De Hoge Raad oordeelt dat de beslissing van het hof, waarin werd vastgesteld dat de winstbijschrijving op belaste pensioenaanspraak wordt beschouwd als belast loon, innerlijk tegenstrijdig is en daarom moet worden terugverwezen.
De feiten in deze zaak (17 februari 2023, ECLI:NL:HR:2023:246) zijn als volgt. Een bv die zich onder andere bezighoudt met vermogensbeheer heeft vanaf 2009 aan haar werknemers pensioen toegekend. De aanspraken worden ondergebracht bij een gelieerde stichting. De bv is aangesteld als vermogensbeheerder van deze stichting. Vanaf 1 april 2010 wordt het vermogensbeheer feitelijk uitgevoerd door de bv. Hiervoor ontvangt de bv een beheervergoeding. Vanaf 2011 geldt tussen de bv en de stichting een winstdelingsregeling op grond van een tussen hen gesloten samenwerkingsovereenkomst.

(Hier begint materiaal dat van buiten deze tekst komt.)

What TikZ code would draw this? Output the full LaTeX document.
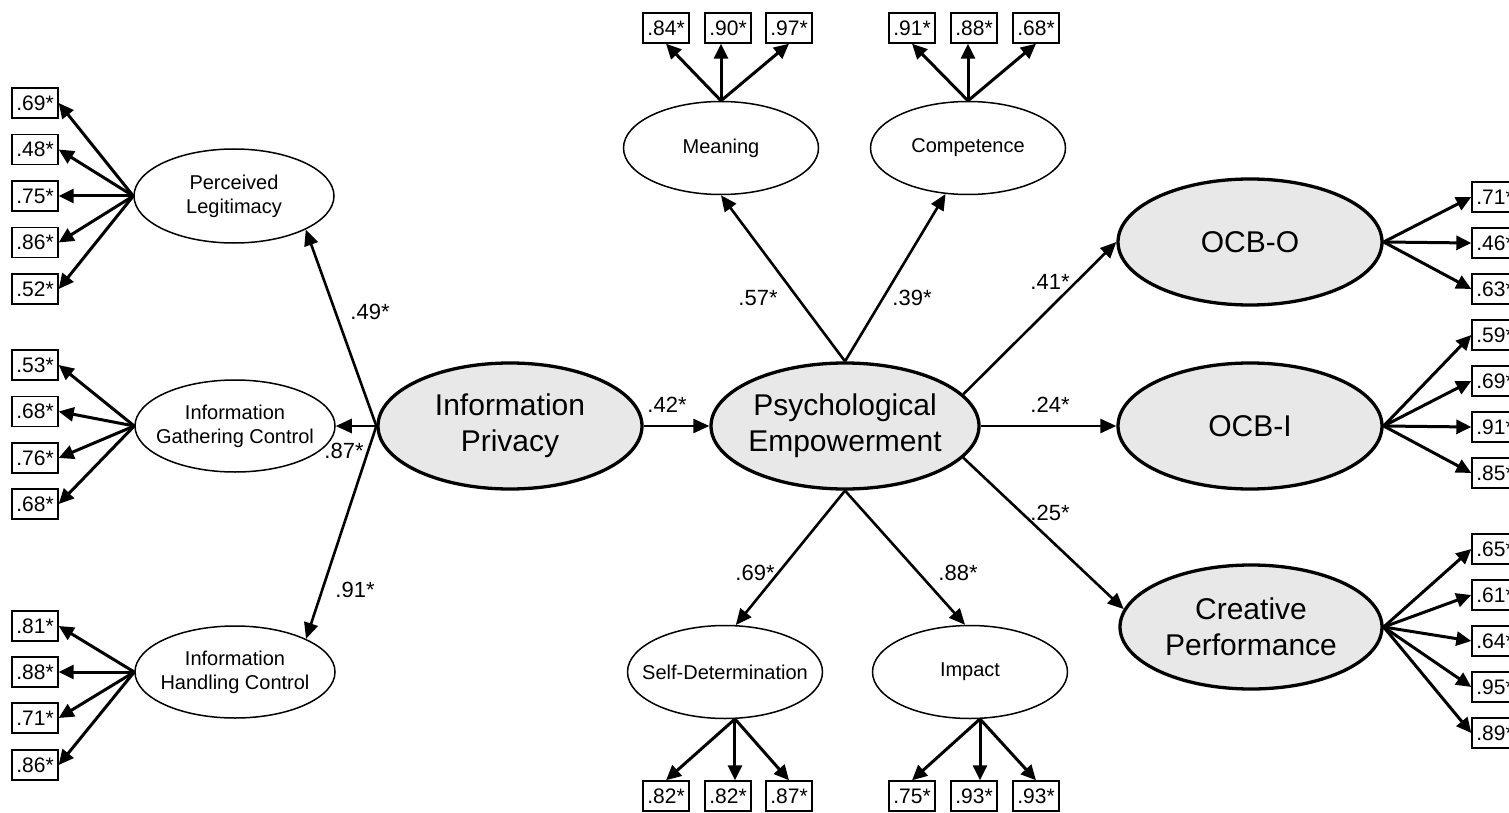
\documentclass[tikz,border=0pt]{standalone}
\usepackage{fontspec}
\setmainfont{Liberation Sans}
\usetikzlibrary{arrows.meta,shapes.geometric}
\tikzset{
  latent/.style={ellipse, draw, line width=3.3pt, fill=gray!18, inner sep=0pt},
  factor/.style={ellipse, draw, line width=1.5pt, fill=white, inner sep=0pt},
  bigtxt/.style={font=\fontsize{30}{36}\selectfont, align=center, inner sep=0pt},
  smalltxt/.style={font=\fontsize{20}{24}\selectfont, align=center, inner sep=0pt},
  ind/.style={draw, line width=1.4pt, fill=white, minimum width=46pt, minimum height=30pt, inner sep=0pt, font=\fontsize{21}{21}\selectfont},
  load/.style={-{Triangle[length=15pt,width=14pt]}, line width=3pt},
  pth/.style={-{Triangle[length=16pt,width=14pt]}, line width=2.6pt},
  coef/.style={font=\fontsize{22}{22}\selectfont, inner sep=0pt}
}
\begin{document}
\begin{tikzpicture}[x=1pt,y=-1pt]
\useasboundingbox (0,0) rectangle (1509,813);
\clip (0,0) rectangle (1509,813);

% left factors
\node[factor, minimum width=200pt, minimum height=94pt,
  label={[smalltxt]center:Perceived\\Legitimacy}] (pl) at (234,196) {};
\node[factor, minimum width=200pt, minimum height=92pt,
  label={[smalltxt]center:Information\\Gathering Control}] (igc) at (235,426) {};
\node[factor, minimum width=200pt, minimum height=92pt,
  label={[smalltxt]center:Information\\Handling Control}] (ihc) at (235,672) {};

% central latents
\node[latent, minimum width=264pt, minimum height=126pt,
  label={[bigtxt]center:Information\\Privacy}] (ip) at (510,426) {};
\node[latent, minimum width=268pt, minimum height=126pt,
  label={[bigtxt]center:Psychological\\Empowerment}] (pe) at (845,426) {};

% empowerment dimensions
\node[factor, minimum width=195pt, minimum height=93pt,
  label={[smalltxt]center:Meaning}] (mean) at (721,148) {};
\node[factor, minimum width=195pt, minimum height=93pt,
  label={[smalltxt]center:Competence}] (comp) at (968,148) {};
\node[factor, minimum width=195pt, minimum height=93pt,
  label={[smalltxt]center:Self-Determination}] (sd) at (725,672) {};
\node[factor, minimum width=195pt, minimum height=93pt,
  label={[smalltxt]center:Impact}] (imp) at (970,672) {};

% outcomes
\node[latent, minimum width=264pt, minimum height=126pt,
  label={[bigtxt]center:OCB-O}] (ocbo) at (1250,242) {};
\node[latent, minimum width=264pt, minimum height=126pt,
  label={[bigtxt]center:OCB-I}] (ocbi) at (1250,426) {};
\node[latent, minimum width=262pt, minimum height=124pt,
  label={[bigtxt]center:Creative\\Performance}] (cr) at (1251,627) {};

% structural paths
\draw[pth] (ip.west) -- (pl.-25);
\draw[pth] (ip.west) -- (igc.east);
\draw[pth] (ip.west) -- (ihc.25);
\draw[pth] (ip.east) -- (pe.west);
\draw[pth] (pe.north) -- (mean.south);
\draw[pth] (pe.north) -- (comp.244);
\draw[pth] (pe.south) -- (sd.77);
\draw[pth] (pe.south) -- (imp.96);
\draw[pth] (pe.15) -- (ocbo.west);
\draw[pth] (pe.east) -- (ocbi.west);
\draw[pth] (pe.-15) -- (cr.172);

% coefficients
\node[coef] (c1) at (370,312) {.49*};
\node[coef] (c2) at (344,451) {.87*};
\node[coef] (c3) at (355,590) {.91*};
\node[coef] (c4) at (667,405) {.42*};
\node[coef] (c5) at (758,298) {.57*};
\node[coef] (c6) at (912,298) {.39*};
\node[coef] (c7) at (755,573) {.69*};
\node[coef] (c8) at (958,573) {.88*};
\node[coef] (c9) at (1050,282) {.41*};
\node[coef] (c10) at (1050,405) {.24*};
\node[coef] (c11) at (1050,513) {.25*};

% left indicators
\foreach \y/\t [count=\i] in {103/.69*,149.5/.48*,196/.75*,242.5/.86*,289/.52*}{
  \node[ind] (pli\i) at (35,\y) {\t};
  \draw[load] (pl.west) -- (pli\i.east);
}
\foreach \y/\t [count=\i] in {365/.53*,411.5/.68*,458/.76*,504/.68*}{
  \node[ind] (igci\i) at (35,\y) {\t};
  \draw[load] (igc.west) -- (igci\i.east);
}
\foreach \y/\t [count=\i] in {626/.81*,672/.88*,718/.71*,765/.86*}{
  \node[ind] (ihci\i) at (35,\y) {\t};
  \draw[load] (ihc.west) -- (ihci\i.east);
}

% top indicators
\node[ind] (mi1) at (666,28) {.84*};
\node[ind] (mi2) at (728,28) {.90*};
\node[ind] (mi3) at (789,28) {.97*};
\draw[load] (mean.north) -- (mi1.south);
\draw[load] (mean.north) -- (mean.north |- mi2.south);
\draw[load] (mean.north) -- (mi3.south);
\node[ind] (ci1) at (912,28) {.91*};
\node[ind] (ci2) at (974,28) {.88*};
\node[ind] (ci3) at (1036,28) {.68*};
\draw[load] (comp.north) -- (ci1.south);
\draw[load] (comp.north) -- (comp.north |- ci2.south);
\draw[load] (comp.north) -- (ci3.south);

% bottom indicators
\node[ind] (si1) at (666,796) {.82*};
\node[ind] (si2) at (728,796) {.82*};
\node[ind] (si3) at (789,796) {.87*};
\draw[load] (sd.-78) -- (si1.north);
\draw[load] (sd.-78) -- (sd.-78 |- si2.north);
\draw[load] (sd.-78) -- (si3.north);
\node[ind] (ii1) at (912,796) {.75*};
\node[ind] (ii2) at (974,796) {.93*};
\node[ind] (ii3) at (1036,796) {.93*};
\draw[load] (imp.-78) -- (ii1.north);
\draw[load] (imp.-78) -- (imp.-78 |- ii2.north);
\draw[load] (imp.-78) -- (ii3.north);

% right indicators
\foreach \y/\t [count=\i] in {197/.71*,243/.46*,289/.63*}{
  \node[ind] (oi\i) at (1495,\y) {\t};
  \draw[load] (ocbo.east) -- (oi\i.west);
}
\foreach \y/\t [count=\i] in {335/.59*,381/.69*,427/.91*,473/.85*}{
  \node[ind] (bi\i) at (1495,\y) {\t};
  \draw[load] (ocbi.east) -- (bi\i.west);
}
\foreach \y/\t [count=\i] in {549/.65*,595/.61*,641/.64*,687/.95*,733/.89*}{
  \node[ind] (cri\i) at (1495,\y) {\t};
  \draw[load] (cr.east) -- (cri\i.west);
}
\end{tikzpicture}
\end{document}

De inspecteur heeft gesteld dat geen sprake is van een toegestane pensioenverzekeraar als genoemd in art. 19a Wet LB 1964 en dat de pensioenaanspraken in de jaren 2010 en 2011 daarom onzuiver zijn. De inspecteur legt over de jaren 2010 en 2011 naheffingsaanslagen loonheffing op, waarin de door de werkgever betaalde pensioenpremies en winstbijschrijvingen alsnog als loon uit tegenwoordige dienstbetrekking worden belast.
Rechtbank en hof stellen de inspecteur in het gelijk. In geschil voor de Hoge Raad is de vraag of de winstbijschrijvingen ook tot het belastbare loon van de onzuivere pensioenaanspraak moeten worden gerekend. Door de winstbijschrijving tot het belaste loon te rekenen neemt Hof Amsterdam (23 maart 2021, ECLI:NL:GHAMS:2021:1144) het standpunt in dat de winstbijschrijvingen aan de deelnemers zijn gelaten. Aan de andere kant stelt het hof in zijn uitspraak dat de winsten niet aan de deelnemer toekomen, maar aan de bv.
De Hoge Raad oordeelt dat de beslissing van het hof dan ook onbegrijpelijk is of uitgaat van een onjuiste rechtsopvatting. Er is nader onderzoek nodig om vast te stellen wat er precies is afgesproken over de winstbijschrijvingen. De Hoge Raad verwijst hiervoor terug naar Hof Den Haag.
Belang voor de praktijk
Pensioenaanspraken kunnen worden ondergebracht bij een beperkt aantal aangewezen uitvoerders. Deze worden genoemd in art. 19a lid 1 onderdeel a Wet LB 1964 In een tweetal eerdere procedures (HR 23 september 2016, ECLI:NL:HR:2016:2122 en Hof Amsterdam 11 augustus 2020, ECLI:NL:GHAMS:2020:2330) is vastgesteld dat onderhavige stichting voor de jaren 2010 en 2011 een niet toegestane pensioenverzekeraar is.
Normaal gesproken leidt het onzuiver worden van pensioenaanspraken ertoe dat de aanspraken op het onmiddellijk daaraan voorafgaande moment als loon uit vroegere dienstbetrekking worden genoten (art. 19b lid 1 Wet LB 1964). In dit geval is echter wat anders aan de hand. Er is in dit geval niet sprake van bestaande aanspraken die onzuiver worden, maar van nieuwe aanspraken die worden ondergebracht bij een niet-toegestane pensioenuitvoerder. Dit betekent dat de omkeerregel niet van toepassing is en dat de jaarlijkse verwerving van pensioenaanspraken moet worden belast als loon uit tegenwoordige dienstbetrekking. De werkgever is hiervoor op grond van art. 6 lid 1 onderdeel a Wet LB 1964 inhoudingsplichtig.